After confirming the object was a USP planet, they then observed the planet’s star more closely, using the High Accuracy Radial Velocity Planet Searcher (HARPS), an instrument installed on the European Southern Observatory’s telescope in Chile.

The new planet was discovered by NASA’s Transiting Exoplanet Survey Satellite (TESS), a NASA mission to spend two years discovering transiting exoplanets (artist’s impression)

From these measurements, they determined estimates on its mass as well as its size – its radius is 72 per cent that of Earth’s.  

The researchers then whittled down various possibilities for the planet’s interior composition and found the scenario that best fit the data showed that an iron core likely makes up 86 per cent of the planet’s interior, similar to the makeup of Mercury.

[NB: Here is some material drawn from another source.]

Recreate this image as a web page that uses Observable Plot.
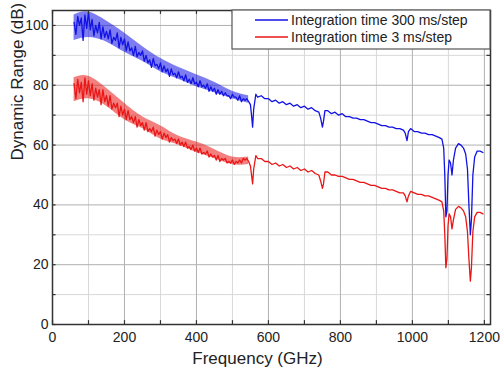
<!DOCTYPE html>
<html><head><meta charset="utf-8">
<script src="https://cdn.jsdelivr.net/npm/d3@7"></script>
<script src="https://cdn.jsdelivr.net/npm/@observablehq/plot@0.6"></script>
<style>body{margin:0;background:#fff} svg{display:block}</style>
</head><body><div id="chart"></div>
<script>
// Frequency samples (GHz)
const freq = [60,65,70,75,80,85,90,95,100,105,110,115,120,125,130,135,140,145,150,155,160,165,170,175,180,185,190,195,200,205,210,215,220,225,230,235,240,245,250,255,260,265,270,275,280,285,290,295,300,305,310,315,320,325,330,335,340,345,350,355,360,365,370,375,380,385,390,395,400,405,410,415,420,425,430,435,440,445,450,455,460,465,470,475,480,485,490,495,500,505,510,515,520,525,530,535,540,545,
550,553,556,559,565,570,
580,590,600,610,620,630,640,650,660,670,680,690,700,710,720,730,740,
745,750,753,757,
765,775,785,795,805,815,825,835,845,855,865,875,885,895,905,915,925,935,945,955,965,975,
980,985,989,
995,1005,1015,1025,1035,1045,1055,1065,1075,
1082,1087,1090,1093,1096,1099,1102,1106,1110,1114,1120,1128,1135,1142,1148,1153,1157,1161,1164,1168,1173,1180,1188,1196];

// Integration time 300 ms/step (dB)
const dbSlow = [101,97,103,100,102.5,95,103.5,99,104.5,98.5,
102,96.5,100,97.5,101,95.5,99.5,96,98,95.5,
98.5,94,96,95,97.5,92.5,96,93.5,95.5,91.5,
94.5,91.5,92.5,90,93,89.5,91,90,91.5,88,
90,87.5,88.5,86,89,86.5,87,85.5,87.5,84.5,
86.5,84.5,85.5,83,85.5,83.5,84,82.5,84.5,82.5,
83,81.5,83.5,81,82,80.5,82.5,80.5,81,79.5,
81.5,79.5,80,79,80.5,78,79.5,78,79,77,
78.5,77,78,76.5,77.5,76.5,76.5,75.5,77,76,
76,75,76.5,74.5,75.5,75,75.5,74.5,
73.5,70,66,72,77,76,
76.5,75.5,75.5,74.5,75,74,74.5,73.5,74,73,73.5,72.5,73,72,72.5,71.5,71,
69,66,68,71.5,
71.5,70.5,71,70,70.5,69.5,69.5,69,69,68.5,68.5,68,67.5,67.5,67,66.5,66.5,66,66,65.5,65.5,65,
64,61.5,64.5,
65.5,64.5,64.5,64,64,63.5,63.5,63,62.5,
62,59,50,36,38,50,55,54,50,55,59,60.5,60,59,57,52,40,30,35,50,56,58,58,57.5];

// Integration time 3 ms/step (dB)
const dbFast = [80.5,75.5,82,77.5,81,74.5,82.5,77,81.5,76.5,
80.5,75,79,76,78.5,73.5,78.5,74.5,76.5,73,
76.5,72,74,72.5,74,69.5,73,70,72,68.5,
71.5,68.5,69.5,67.5,69.5,66,68.5,66.5,67.5,65,
67.5,64.5,65.5,64.5,66,63,65,63.5,64.5,62,
64,62.5,63.5,61,62.5,61.5,62,60.5,62,60,
61,59.5,61,59,59.5,58.5,60,58,59,57.5,
59,57,57.5,57,58,56,57,56,56.5,55,
56.5,54.5,55.5,55,55.5,54,54.5,54,55,53.5,
54.5,54,55,54,55.5,55,55.5,54.5,
53,50,47,52,56.5,55.5,
55.5,54.5,54.5,53.5,54,53,53.5,52.5,53,52,52.5,51.5,52,51,51.5,50.5,50,
48,45.5,47,51,
51,50,50,49.5,49.5,49,48.5,48.5,48,47.5,47.5,47,46.5,46.5,46,45.5,45.5,45,45,44.5,44,44,
43,41,43,
44.5,44,43.5,43.5,43,43,42.5,42,41.5,
41,38,30,19,22,33,37,36,32,35,38.5,39.5,39,38,36,31,22,14.5,19,31,36,37.5,37.5,37];

// Noise envelope of the low-frequency part
const bandFreq = [60,100,150,200,250,300,350,400,450,500,545];
const slowLo = [95,96,94.5,91,88,84.5,82,79.5,77.5,75.5,74];
const slowHi = [103.5,104.5,101.5,97.5,93,89,86,83.5,81,78,76.5];
const fastLo = [74.5,75.5,73,68.5,65.5,62,60,57.5,55.5,53.5,53.5];
const fastHi = [82.5,83,79,74,69.5,66.5,63,61,58.5,56,56];

const seriesNames = ["Integration time 300 ms/step", "Integration time 3 ms/step"];
const seriesColors = ["#1212e6", "#ea1616"];
const xMajor = [0,200,400,600,800,1000,1200];
const xMinor = [100,300,500,700,900,1100];
const yMajor = [0,20,40,60,80,100];
const yMinor = [10,30,50,70,90];
const xTitle = "Frequency (GHz)";
const yTitle = "Dynamic Range (dB)";
const xDomain = [0, 1217];
const yDomain = [0, 105];

const slow = freq.map((f, i) => ({f, db: dbSlow[i]}));
const fast = freq.map((f, i) => ({f, db: dbFast[i]}));
const band = bandFreq.map((f, i) => ({f, sLo: slowLo[i], sHi: slowHi[i], fLo: fastLo[i], fHi: fastHi[i]}));
const xAll = [...xMajor, ...xMinor];
const yAll = [...yMajor, ...yMinor];

const plot = Plot.plot({
  width: 502, height: 370,
  marginLeft: 52, marginRight: 12, marginTop: 10, marginBottom: 46,
  style: {fontFamily: "'Liberation Sans', Arial, sans-serif", color: "#222", background: "#fff"},
  x: {domain: xDomain},
  y: {domain: yDomain},
  marks: [
    Plot.gridX(xMinor, {stroke: "#d8d8d8", strokeOpacity: 1}),
    Plot.gridY(yMinor, {stroke: "#d8d8d8", strokeOpacity: 1}),
    Plot.gridX(xMajor, {stroke: "#b0b0b0", strokeOpacity: 1}),
    Plot.gridY(yMajor, {stroke: "#b0b0b0", strokeOpacity: 1}),
    Plot.areaY(band, {x: "f", y1: "sLo", y2: "sHi", fill: seriesColors[0], fillOpacity: 0.55, curve: "natural"}),
    Plot.line(slow, {x: "f", y: "db", stroke: seriesColors[0], strokeWidth: 1.3}),
    Plot.areaY(band, {x: "f", y1: "fLo", y2: "fHi", fill: seriesColors[1], fillOpacity: 0.55, curve: "natural"}),
    Plot.line(fast, {x: "f", y: "db", stroke: seriesColors[1], strokeWidth: 1.3}),
    Plot.ruleX(xAll, {x: d => d, y1: 0, y2: 1.3, stroke: "#333", strokeWidth: 1.2}),
    Plot.ruleX(xAll, {x: d => d, y1: 105, y2: 103.7, stroke: "#333", strokeWidth: 1.2}),
    Plot.ruleY(yAll, {y: d => d, x1: 0, x2: 10, stroke: "#333", strokeWidth: 1.2}),
    Plot.ruleY(yAll, {y: d => d, x1: 1217, x2: 1207, stroke: "#333", strokeWidth: 1.2}),
    Plot.frame({stroke: "#333", strokeWidth: 1.5}),
    Plot.axisX({ticks: xMajor, tickSize: 0, tickPadding: 8, label: null, fontSize: 14, tickFormat: d => String(d)}),
    Plot.axisY({ticks: yMajor, tickSize: 0, tickPadding: 4, label: null, fontSize: 14, tickFormat: d => String(d)}),
    Plot.text([xTitle], {frameAnchor: "bottom", lineAnchor: "middle", dy: 34, dx: -14, fontSize: 17, fill: "#222"}),
    Plot.text([yTitle], {frameAnchor: "left", rotate: -90, dx: -35, dy: -7, fontSize: 17, fill: "#222"})
  ]
});

// Legend box in the top-right corner of the frame
const svg = d3.select(plot);
const lg = svg.append("g").attr("font-family", "'Liberation Sans', Arial, sans-serif")
  .attr("font-size", 14).attr("text-anchor", "start");
lg.append("rect").attr("x", 232).attr("y", 10).attr("width", 258).attr("height", 39)
  .attr("fill", "#fff").attr("stroke", "#555").attr("stroke-width", 1.2);
seriesNames.forEach((name, i) => {
  const cy = 20 + i * 17;
  lg.append("line").attr("x1", 255).attr("x2", 288).attr("y1", cy).attr("y2", cy)
    .attr("stroke", seriesColors[i]).attr("stroke-width", 1.5);
  lg.append("text").attr("x", 291).attr("y", cy).attr("dy", "0.35em")
    .attr("text-anchor", "start").attr("fill", "#222").text(name);
});

document.getElementById("chart").appendChild(plot);
</script>
</body></html>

As scientists continue to study GJ 367 b and its star, they hope to detect signals of other planets in the system. 

GJ 367 b has been detailed further in a study published today in the journal Science.        

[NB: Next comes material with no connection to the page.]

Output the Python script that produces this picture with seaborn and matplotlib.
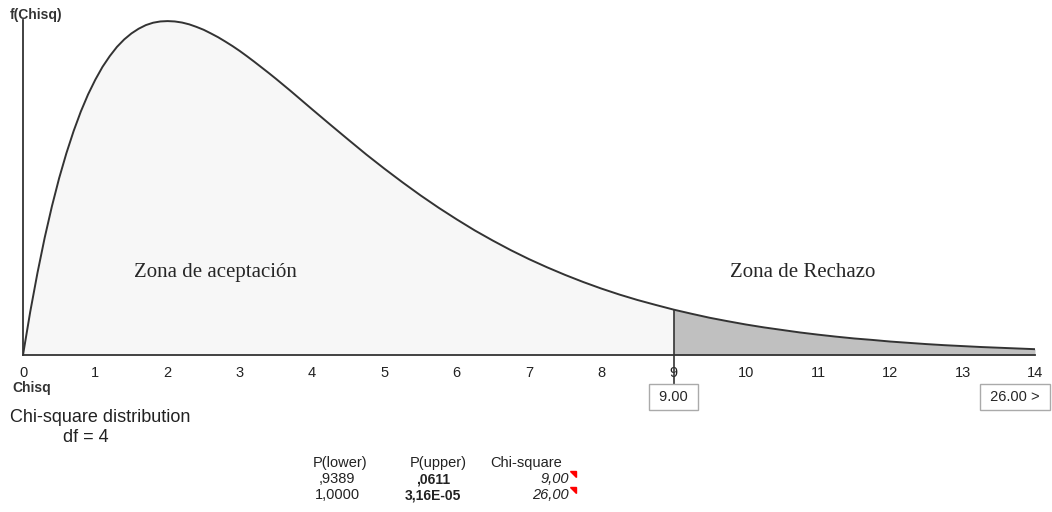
import matplotlib.pyplot as plt
import matplotlib.patches as mpatches
import seaborn as sns
import pandas as pd

# Chi-square density (df = 4):
# every 0.1 up to 4, then every 0.25 up to 14
chisq = [i / 10 for i in range(41)] + [4 + 0.25 * i for i in range(1, 41)]
density = [0.0000, 0.0238, 0.0452, 0.0646, 0.0819, 0.0974, 0.1111, 0.1233, 0.1341,
           0.1435, 0.1516, 0.1587, 0.1646, 0.1697, 0.1738, 0.1771, 0.1797, 0.1817,
           0.1830, 0.1837, 0.1839, 0.1837, 0.1831, 0.1821, 0.1807, 0.1791, 0.1771,
           0.1750, 0.1726, 0.1701, 0.1674, 0.1645, 0.1615, 0.1584, 0.1553, 0.1521,
           0.1488, 0.1455, 0.1421, 0.1387, 0.1353,
           0.1269, 0.1186, 0.1104, 0.1026, 0.0951, 0.0879, 0.0811, 0.0747, 0.0686,
           0.0630, 0.0577, 0.0528, 0.0483, 0.0441, 0.0402, 0.0366, 0.0333, 0.0303,
           0.0276, 0.0250, 0.0227, 0.0205, 0.0186, 0.0168, 0.0152, 0.0138, 0.0124,
           0.0112, 0.0101, 0.0091, 0.0083, 0.0074, 0.0067, 0.0060, 0.0054, 0.0049,
           0.0044, 0.0040, 0.0036, 0.0032]
critical = 9
x_ticks = list(range(15))

# results table
table_cols = ['P(lower)', 'P(upper)', 'Chi-square']
p_lower = [',9389', '1,0000']
p_upper = [',0611', '3,16E-05']
chi_vals = ['9,00', '26,00']

df = pd.DataFrame({'x': chisq, 'y': density})
accept = df[df['x'] <= critical]
reject = df[df['x'] >= critical]

sns.set_style('white')
plt.rcParams['font.family'] = ['Liberation Sans', 'DejaVu Sans']

W, H = 1052, 512
fig = plt.figure(figsize=(W / 100, H / 100), dpi=100)
ax = fig.add_axes([23 / W, 1 - 355 / H, (1035 - 23) / W, (355 - 20) / H])

# shaded zones
ax.fill_between(accept['x'], accept['y'], color='#f7f7f7', lw=0)
ax.fill_between(reject['x'], reject['y'], color='#c0c0c0', lw=0)
sns.lineplot(data=df, x='x', y='y', ax=ax, color='#333333', lw=1.4)

f_crit = float(df.loc[df['x'] == critical, 'y'].iloc[0])
ax.plot([critical, critical], [-0.0181, f_crit], color='#333333', lw=1.2, clip_on=False)

ax.set_xlim(0, 14)
ax.set_ylim(0, 0.1845)
ax.set_xticks(x_ticks)
ax.set_xticklabels([str(t) for t in x_ticks], fontsize=10.5, color='#222222')
ax.set_yticks([])
ax.tick_params(axis='x', direction='out', length=6.5, width=1.3, color='#555555', pad=1.5)
ax.set_xlabel('')
ax.set_ylabel('')
for s in ['top', 'right']:
    ax.spines[s].set_visible(False)
for s in ['left', 'bottom']:
    ax.spines[s].set_color('#333333')
    ax.spines[s].set_linewidth(1.3)

# zone labels
ax.text(2.66, 0.0455, 'Zona de aceptación', fontsize=15, family='Liberation Serif',
        ha='center', va='center')
ax.text(10.78, 0.0455, 'Zona de Rechazo', fontsize=15, family='Liberation Serif',
        ha='center', va='center')

# boxed critical values under the axis
box = dict(boxstyle='square,pad=0.42', fc='white', ec='#aaaaaa', lw=1)
ax.text(critical, -0.0232, ' 9.00 ', fontsize=10.5, ha='center', va='center', bbox=box)
ax.text(13.72, -0.0232, ' 26.00 > ', fontsize=10.5, ha='center', va='center', bbox=box)


def fx(px):
    return px / W


def fy(py):
    return 1 - py / H


fig.text(fx(10), fy(15), 'f(Chisq)', fontsize=10, fontweight='bold', color='#333333', va='center')
fig.text(fx(12), fy(388), 'Chisq', fontsize=10, fontweight='bold', color='#333333', va='center')
fig.text(fx(10), fy(417), 'Chi-square distribution', fontsize=13, color='#222222', va='center')
fig.text(fx(63), fy(437), 'df = 4', fontsize=13, color='#222222', va='center')

# table
col_x = [313, 410, 490]
for cx, name in zip(col_x, table_cols):
    fig.text(fx(cx), fy(463), name, fontsize=10.5, va='center', color='#222222')
for i in range(2):
    ry = fy(479 + 16 * i)
    fig.text(fx(337), ry, p_lower[i], fontsize=10.5, ha='center', va='center', color='#222222')
    fig.text(fx(433), ry, p_upper[i], fontsize=10, fontweight='bold', ha='center',
             va='center', color='#222222')
    fig.text(fx(569), ry, chi_vals[i], fontsize=10.5, style='italic', ha='right',
             va='center', color='#222222')
    ty = 471 + 16 * i
    tri = mpatches.Polygon([(fx(570), fy(ty)), (fx(576), fy(ty)), (fx(576), fy(ty + 6))],
                           closed=True, color='red', transform=fig.transFigure)
    fig.patches.append(tri)

fig.savefig('out.png', dpi=100)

EXOPLANETS HAVE ‘EXOTIC’ ROCKS THAT CAN’T BE FOUND IN OUR SOLAR SYSTEM 

Rocky planets outside our solar system, known as exoplanets, are composed of ‘exotic’ rock types that don’t even exist in our planetary system, a 2021 study shows. 

Researchers have used telescope data to analyse white dwarfs – former stars that were once gave life just like our Sun – in an attempt to discover secrets of their former surrounding planets. 

Roughly 98 per cent of all the stars in the universe will ultimately end up as white dwarfs, including our own Sun. 

The experts found that some exoplanets have rock types that don’t exist, or just can’t be found, on planets in our solar system.

These rock types are so ‘strange’ that the authors have had to create new names for them – including ‘quartz pyroxenites’ and ‘periclase dunites’. 

Some 4,374 exoplanets have been confirmed in 3,234 systems since the first exoplanet discoveries in the early 1990s.

The majority of these exoplanets are gaseous, like Jupiter or Neptune, rather than terrestrial, according to NASA’s online database.